AHT eventually got Hope to mention several things that were bothering her since school started.
I shot him some side eyes as I clearly didn’t think *those* things were nearly as important as the fact that she had a room that lured bugs to it.
Oh, I was righteous in my frustrated indignation.
AHT eventually asked Hope to give us some time to talk without her.
He asked me what I heard, had I listened? He told me what he heard. I acknowledged those things, but still wanted my drama to be acknowledged too.
I grabbed a tissue as I dropped a few tears.
He smiled and said, but you didn’t really hear her. She is having a very hard time in school already, and she needs your help with that stuff more than you need her to tidy up.
But what about *me?* #mynarcissismwasreal
Then he told me the good news. Hope is behaving like a ‘normal’ teenager. Her ability to communicate even about challenges is light years better than what it was months ago. She doesn’t practice avoidance and her confidence is up in spite of her lingering and new challenges. She can see a successful future even if she isn’t sure how to get there.
And oh yeah, she still wants to make me proud.
He’s right. Hope has grown emotionally so much this summer.

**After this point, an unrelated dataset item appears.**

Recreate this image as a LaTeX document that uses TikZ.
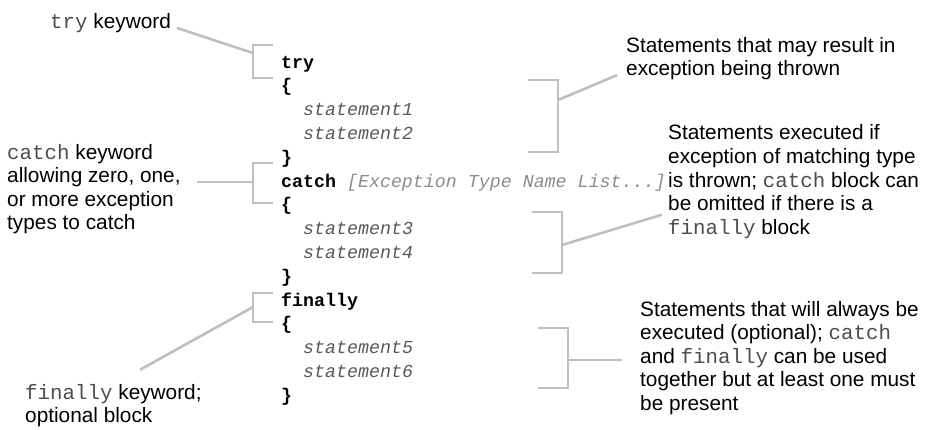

And I seemingly have regressed a bit.
How did I miss when she evolved into a kid who largely behaved like other kids her age? She hasn’t caught up on everything, but wow she has caught up a lot, given that she was emotionally about 5 when she was placed with me.
And me? I missed that what she really needed was for me to be responsive to her, to help her with her new problems, to just shut up and listen.
She spends so much time talking about band (and we know that I hate that) and what she’s fretting about ish that might happen a year from now. And she goes ‘round and ‘round and ‘round and ‘round, for hours.
It has been easy for me to zone out after 20 minutes and take to my couch.
Instead this weekend, I stopped her and listened for that 20 minutes, and instead of zoning out and I asked her questions. I worked on redirecting her; I focused on solutions to current problems rather than imagined problems of 2017.
And I stopped the babbling and got some responsiveness.
She’s got some new limitations right now that we need to work through, and I’m going to have to chill. I’ve got to focus on being a cheerleader rather than a disciplinarian.
I’ve got to do the laundry. I need to meal plan so that I know she’s eating healthier, and I need to be sure she’s in bed at a decent hour whether homework is done or not.
I have a meeting with the counselor this week about additional support needs for Hope.
She’s finally catching up in some key areas, so it’s time for me to change strategy and catch up too.
This parenting is a constantly evolving game of come from behind and sprinting ahead.
September 18th, 2016 at 9:45 pm
Yep good things but unfortunately yes that means you have to grow as well. No worries you are such an amazing Mom you will figure it out and grow with her.
September 19th, 2016 at 12:59 pm
Maybe I’m just in a good mood today, but am I the only person who loves what you’re doing here?! You’re *with* her. Yeah, it’s hard. Yeah, it isn’t second nature. But you’re doing the hard work. And it is showing. I coach teenage girls (I know- NOT the same,) and sometimes I’m amazed at what I learn when I listen. Not necessarily what they are saying, but on what they are sharing and how they are choosing to say it.
September 21st, 2016 at 10:07 am
I’m not a parent, but this brought tears to my eyes — it seems to me that good parenting is about what you describe here. Being able to stop, see you putting yourself in the way of being there for your kid, and then working on a revision. Being there with her and helping her learn. Doing what she needs instead of what you need. I do this *for* my a-mom, and have since I was a kid. She can’t meet me where I am.